The Kenya government is set to spend a whopping $108 million on biometric registration February next year bringing everyone into debt just to have a smart ID.
Later in 2015, the government aims to move to update passports, logbooks to have everyone’s biometric data. Though the government says it will only spend Ksh 1 billion to have existing identification documents scanned and finger prints taken afresh, the move appears to be hugely mispalced.
A number of Kenyans are concerned that the governmentis pulling such a hopeless move. Majority say insecurity and terrorism are not technology challenges but stem from poverty and corruption. Having data taken digitally is the same having data taken manually, the records of who is Kenyan or not won’t help curb terrorism in any way, neither will they make a thief think stealing is bad.

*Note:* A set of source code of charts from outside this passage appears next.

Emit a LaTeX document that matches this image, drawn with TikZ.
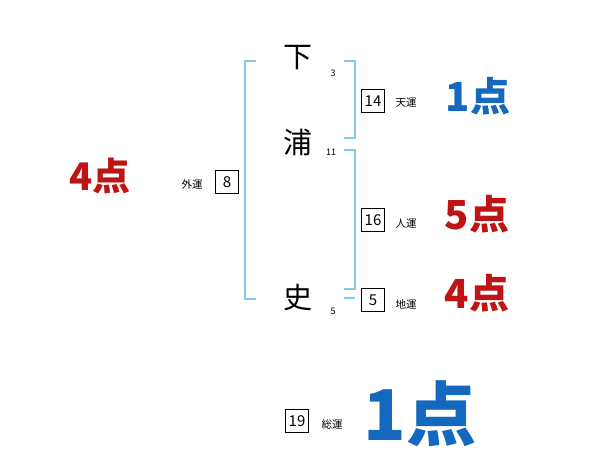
\documentclass[tikz,border=0pt]{standalone}
\usepackage{fontspec}
\setmainfont{Noto Sans CJK JP}
\usepackage{tikz}
\usepackage{xcolor}
\definecolor{bracketblue}{RGB}{135,200,232}
\definecolor{goodblue}{RGB}{20,105,190}
\definecolor{badred}{RGB}{190,20,20}

\begin{document}
\begin{tikzpicture}[x=1pt,y=-1pt,
  kanji/.style={font=\fontsize{29}{29}\selectfont},
  stroke/.style={font=\fontsize{9}{9}\selectfont},
  numbox/.style={draw=black,minimum width=23pt,minimum height=23pt,inner sep=0pt,font=\fontsize{15}{15}\selectfont},
  unlabel/.style={font=\fontsize{10.5}{10.5}\selectfont},
  score/.style={font=\bfseries\fontsize{40}{40}\selectfont},
  bracket/.style={draw=bracketblue,line width=1.2pt}]
\useasboundingbox (0,0) rectangle (600,470);
\node[kanji] (shimo) at (298,58) {下};
\node[kanji] (ura) at (298,142) {浦};
\node[kanji] (shi) at (298,298) {史};
\node[stroke] (nshimo) at (333,73) {3};
\node[stroke] (nura) at (331,152) {11};
\node[stroke] (nshi) at (333,311) {5};
\draw[bracket] (256,61) -- (245,61) -- (245,299) -- (256,299);
\draw[bracket] (344,61) -- (355,61) -- (355,138) -- (344,138);
\draw[bracket] (344,150) -- (355,150) -- (355,289) -- (344,289);
\draw[bracket] (344,298) -- (355,298);
\node[numbox] (ten) at (373,101) {14};
\node[unlabel] (tenl) at (406,103) {天運};
\node[numbox] (jin) at (373,220) {16};
\node[unlabel] (jinl) at (406,224) {人運};
\node[numbox] (chi) at (373,300) {5};
\node[unlabel] (chil) at (406,304) {地運};
\node[numbox] (gai) at (227,182) {8};
\node[unlabel] (gail) at (192,184) {外運};
\node[numbox] (sou) at (297,421) {19};
\node[unlabel] (soul) at (332,424) {総運};
\node[score,text=goodblue] (tenp) at (478,96) {1点};
\node[score,text=badred] (jinp) at (477,214) {5点};
\node[score,text=badred] (chip) at (477,293) {4点};
\node[score,text=badred,font=\bfseries\fontsize{38}{38}\selectfont] (gaip) at (100,176) {4点};
\node[score,text=goodblue,font=\bfseries\fontsize{70}{70}\selectfont] (soup) at (420,414) {1点};
\end{tikzpicture}
\end{document}
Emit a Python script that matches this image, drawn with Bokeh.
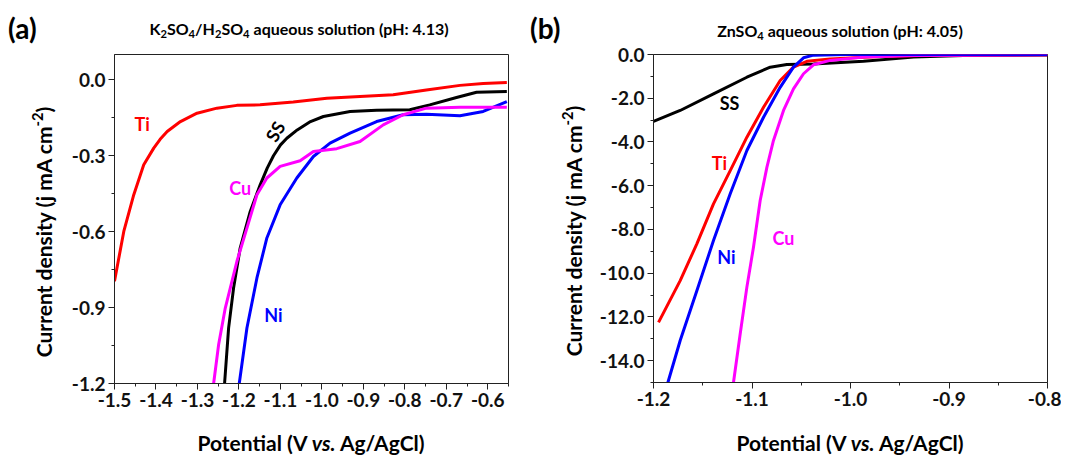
import math
from bokeh.plotting import figure
from bokeh.layouts import row, column
from bokeh.models import Label, FixedTicker, PrintfTickFormatter, Range1d, Div
from bokeh.embed import file_html
from bokeh.resources import INLINE

# ---------------- Panel (a): K2SO4/H2SO4 ----------------
a_ti_x = [-1.5, -1.4776, -1.4535, -1.4295, -1.4054, -1.39, -1.373, -1.341, -1.301, -1.253, -1.205, -1.149,
          -1.069, -0.988, -0.908, -0.828, -0.748, -0.667, -0.611, -0.554]
a_ti_y = [-0.796, -0.599, -0.454, -0.336, -0.27, -0.235, -0.204, -0.165, -0.132, -0.112, -0.101, -0.099,
          -0.088, -0.073, -0.066, -0.059, -0.040, -0.022, -0.015, -0.011]

a_ss_x = [-1.2346, -1.2249, -1.2129, -1.197, -1.1727, -1.1487, -1.1318, -1.1167, -1.0997, -1.0845,
          -1.0594, -1.0274, -0.9963, -0.932, -0.868, -0.788, -0.740, -0.6754, -0.627, -0.554]
a_ss_y = [-1.2, -0.981, -0.823, -0.665, -0.520, -0.415, -0.349, -0.300, -0.257, -0.231,
          -0.198, -0.165, -0.145, -0.125, -0.120, -0.118, -0.099, -0.070, -0.049, -0.046]

a_cu_x = [-1.261, -1.2489, -1.2329, -1.2048, -1.1807, -1.1566, -1.1326, -1.1006, -1.0524, -1.0204,
          -0.964, -0.908, -0.852, -0.804, -0.748, -0.667, -0.554]
a_cu_y = [-1.2, -1.046, -0.902, -0.717, -0.586, -0.454, -0.388, -0.342, -0.320, -0.283,
          -0.272, -0.244, -0.178, -0.138, -0.112, -0.108, -0.108]

a_ni_x = [-1.1992, -1.1807, -1.1566, -1.1326, -1.1006, -1.0604, -1.0204, -0.9803, -0.932, -0.868,
          -0.804, -0.748, -0.667, -0.611, -0.554]
a_ni_y = [-1.2, -0.981, -0.783, -0.625, -0.494, -0.388, -0.303, -0.250, -0.211, -0.165,
          -0.138, -0.136, -0.142, -0.125, -0.086]

a_xticks = [-1.5, -1.4, -1.3, -1.2, -1.1, -1.0, -0.9, -0.8, -0.7, -0.6]
a_xminor = [-1.45, -1.35, -1.25, -1.15, -1.05, -0.95, -0.85, -0.75, -0.65, -0.55]
a_yticks = [-1.2, -0.9, -0.6, -0.3, 0.0]
a_yminor = [-1.05, -0.75, -0.45, -0.15]

# ---------------- Panel (b): ZnSO4 ----------------
b_ss_x = [-1.2, -1.1729, -1.1391, -1.1052, -1.0815, -1.0646, -1.0376, -0.9868, -0.936, -0.8853, -0.8]
b_ss_y = [-3.06, -2.56, -1.80, -1.04, -0.58, -0.46, -0.43, -0.31, -0.12, -0.05, -0.02]

b_ti_x = [-1.1949, -1.1729, -1.156, -1.1391, -1.1221, -1.1052, -1.0883, -1.0714, -1.0579, -1.0443,
          -1.0206, -0.9699, -0.92, -0.8]
b_ti_y = [-12.25, -10.34, -8.66, -6.83, -5.31, -3.78, -2.41, -1.19, -0.58, -0.31,
          -0.20, -0.09, -0.03, -0.01]

b_ni_x = [-1.1854, -1.1729, -1.156, -1.1391, -1.1221, -1.1052, -1.0883, -1.0714, -1.0579, -1.0477,
          -1.0376, -1.004, -0.8]
b_ni_y = [-15.0, -13.08, -10.80, -8.51, -6.37, -4.39, -2.87, -1.50, -0.58, -0.15,
          -0.03, 0.0, 0.0]

b_cu_x = [-1.1188, -1.112, -1.1052, -1.0985, -1.0917, -1.0849, -1.0782, -1.068, -1.0579, -1.0477,
          -1.0376, -1.0206, -0.9868, -0.936, -0.8]
b_cu_y = [-15.0, -12.78, -10.64, -8.81, -6.68, -5.16, -3.93, -2.56, -1.57, -0.88,
          -0.47, -0.27, -0.12, -0.05, -0.01]

b_xticks = [-1.2, -1.1, -1.0, -0.9, -0.8]
b_xminor = [-1.15, -1.05, -0.95, -0.85]
b_yticks = [-14.0, -12.0, -10.0, -8.0, -6.0, -4.0, -2.0, 0.0]
b_yminor = [-15.0, -13.0, -11.0, -9.0, -7.0, -5.0, -3.0, -1.0]

title_a = "K<sub>2</sub>SO<sub>4</sub>/H<sub>2</sub>SO<sub>4</sub> aqueous solution (pH: 4.13)"
title_b = "ZnSO<sub>4</sub> aqueous solution (pH: 4.05)"
tags = ["(a)", "(b)"]
ylabel = "Current density (j mA cm<sup>-2</sup>)"
xlabel = "Potential (V <i>vs.</i> Ag/AgCl)"

FONT = "Lato"
RED, BLACK, BLUE, MAG = "#FF0000", "#000000", "#0000FF", "#FF00FF"
SUB = '<sub style="font-size:0.7em;vertical-align:-0.3em;line-height:0">'
SUP = '<sup style="font-size:0.7em;vertical-align:0.55em;line-height:0">'


def style(p, xt, xm, yt, ym):
    p.xaxis.ticker = FixedTicker(ticks=xt, minor_ticks=xm)
    p.yaxis.ticker = FixedTicker(ticks=yt, minor_ticks=ym)
    p.xaxis.formatter = PrintfTickFormatter(format="%.1f")
    p.yaxis.formatter = PrintfTickFormatter(format="%.1f")
    for ax in (p.xaxis, p.yaxis):
        ax.axis_line_color = "#222222"
        ax.axis_line_width = 1
        ax.major_tick_line_color = "#222222"
        ax.minor_tick_line_color = "#222222"
        ax.major_tick_out = 6
        ax.major_tick_in = 0
        ax.minor_tick_out = 3
        ax.minor_tick_in = 0
        ax.major_label_text_font = FONT
        ax.major_label_text_font_style = "bold"
        ax.major_label_text_font_size = "19px"
        ax.major_label_text_color = "#111111"
        ax.major_label_standoff = 3
    p.xgrid.visible = False
    p.ygrid.visible = False
    p.outline_line_color = "#222222"
    p.outline_line_width = 1
    p.background_fill_color = "white"
    p.border_fill_color = None


def lbl(p, x, y, text, size, color=BLACK, angle=0.0):
    p.add_layout(Label(x=x, y=y, text=text, text_font=FONT, text_font_style="bold",
                       text_font_size=size, text_color=color, text_align="center",
                       text_baseline="middle", angle=angle))


def span(x, y, html, size, align="center", rotate=False):
    tx = "-50%" if align == "center" else "0"
    rot = " rotate(-90deg)" if rotate else ""
    return (f'<span style="position:absolute;left:{x}px;top:{y}px;white-space:nowrap;'
            f'font-size:{size}px;line-height:1;transform:translate({tx},-50%){rot};">{html}</span>')


def box(w, h, inner):
    return (f'<div style="position:relative;width:{w}px;height:{h}px;font-family:{FONT};'
            f'font-weight:bold;color:#000;overflow:visible;">{inner}</div>')


def mkdiv(w, h, inner):
    return Div(text=box(w, h, inner), width=w, height=h, margin=0,
               styles={"overflow": "visible"})


LW = 3

# ---------- figure (a) ----------
p1 = figure(frame_width=394, frame_height=329, min_border_left=56, min_border_right=24,
            min_border_top=15, min_border_bottom=35,
            x_range=Range1d(-1.5, -0.55), y_range=Range1d(-1.2, 0.1),
            output_backend="svg", toolbar_location=None)
style(p1, a_xticks, a_xminor, a_yticks, a_yminor)
p1.line(a_ti_x, a_ti_y, line_color=RED, line_width=LW, line_join="round")
p1.line(a_ss_x, a_ss_y, line_color=BLACK, line_width=LW, line_join="round")
p1.line(a_ni_x, a_ni_y, line_color=BLUE, line_width=LW, line_join="round")
p1.line(a_cu_x, a_cu_y, line_color=MAG, line_width=LW, line_join="round")

lbl(p1, -1.4334, -0.175, "Ti", "18px", RED)
lbl(p1, -1.1126, -0.204, "SS", "18px", BLACK, angle=math.radians(60))
lbl(p1, -1.197, -0.428, "Cu", "18px", MAG)
lbl(p1, -1.1167, -0.928, "Ni", "18px", BLUE)

# ---------- figure (b) ----------
p2 = figure(frame_width=394, frame_height=328, min_border_left=63, min_border_right=14,
            min_border_top=16, min_border_bottom=35,
            x_range=Range1d(-1.2, -0.8), y_range=Range1d(-15.0, 0.0),
            output_backend="svg", toolbar_location=None)
style(p2, b_xticks, b_xminor, b_yticks, b_yminor)
p2.line(b_ss_x, b_ss_y, line_color=BLACK, line_width=LW, line_join="round")
p2.line(b_ti_x, b_ti_y, line_color=RED, line_width=LW, line_join="round")
p2.line(b_cu_x, b_cu_y, line_color=MAG, line_width=LW, line_join="round")
p2.line(b_ni_x, b_ni_y, line_color=BLUE, line_width=LW, line_join="round")

lbl(p2, -1.1228, -2.24, "SS", "18px", BLACK)
lbl(p2, -1.133, -4.98, "Ti", "18px", RED)
lbl(p2, -1.1259, -9.24, "Ni", "18px", BLUE)
lbl(p2, -1.068, -8.41, "Cu", "18px", MAG)

# ---------- text panels (HTML, so sub/superscripts and italics stay real text) ----------
t_a = title_a.replace("<sub>", SUB)
t_b = title_b.replace("<sub>", SUB)
yl = ylabel.replace("<sup>", SUP)

top = mkdiv(1061, 38,
            span(8, 28, tags[0], 28, align="left") +
            span(299, 29, t_a, 16) +
            span(530, 28, tags[1], 28, align="left") +
            span(840, 31, t_b, 16))
bottom = mkdiv(1061, 30, span(311, 25, xlabel, 21) + span(850, 25, xlabel, 21))
ydiv_a = mkdiv(58, 379, span(43, 194, yl, 21, rotate=True))
ydiv_b = mkdiv(58, 379, span(41, 193, yl, 21, rotate=True))

layout = column(top, row(ydiv_a, p1, ydiv_b, p2, spacing=0), bottom, spacing=0)
open("out.html", "w").write(file_html(layout, INLINE))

Cashless payments were not introduced by the government and will never be propagated by it and just like the Nakuru Wi-Fi project where over Ksh 200 million was lost, Kenyans fear they will lose money in this project again.
In April 2013, the Kenyan govt pushed the International Monetary Fund ( IMF) for $108.5 million (Sh9 billion) loan, the similar amount being put on biometric ID’s which won’t carry anyother services like banking or payments but just identification. With declining tourism, a huge public-sector wage bill from devolution, poor health and education facilities and youth unemloyment the $108 million could have been put to better use.
Present national ID card holders will register for the smart IDs in February 2015 and receive them in October while new applicants will wait till July 2016 to have new cards. Though this move can help bring efficiency in the public sector, the issue of insecurity and crime might still happen because terrorists could still bribe officials to have the new set of IDs or even design their own.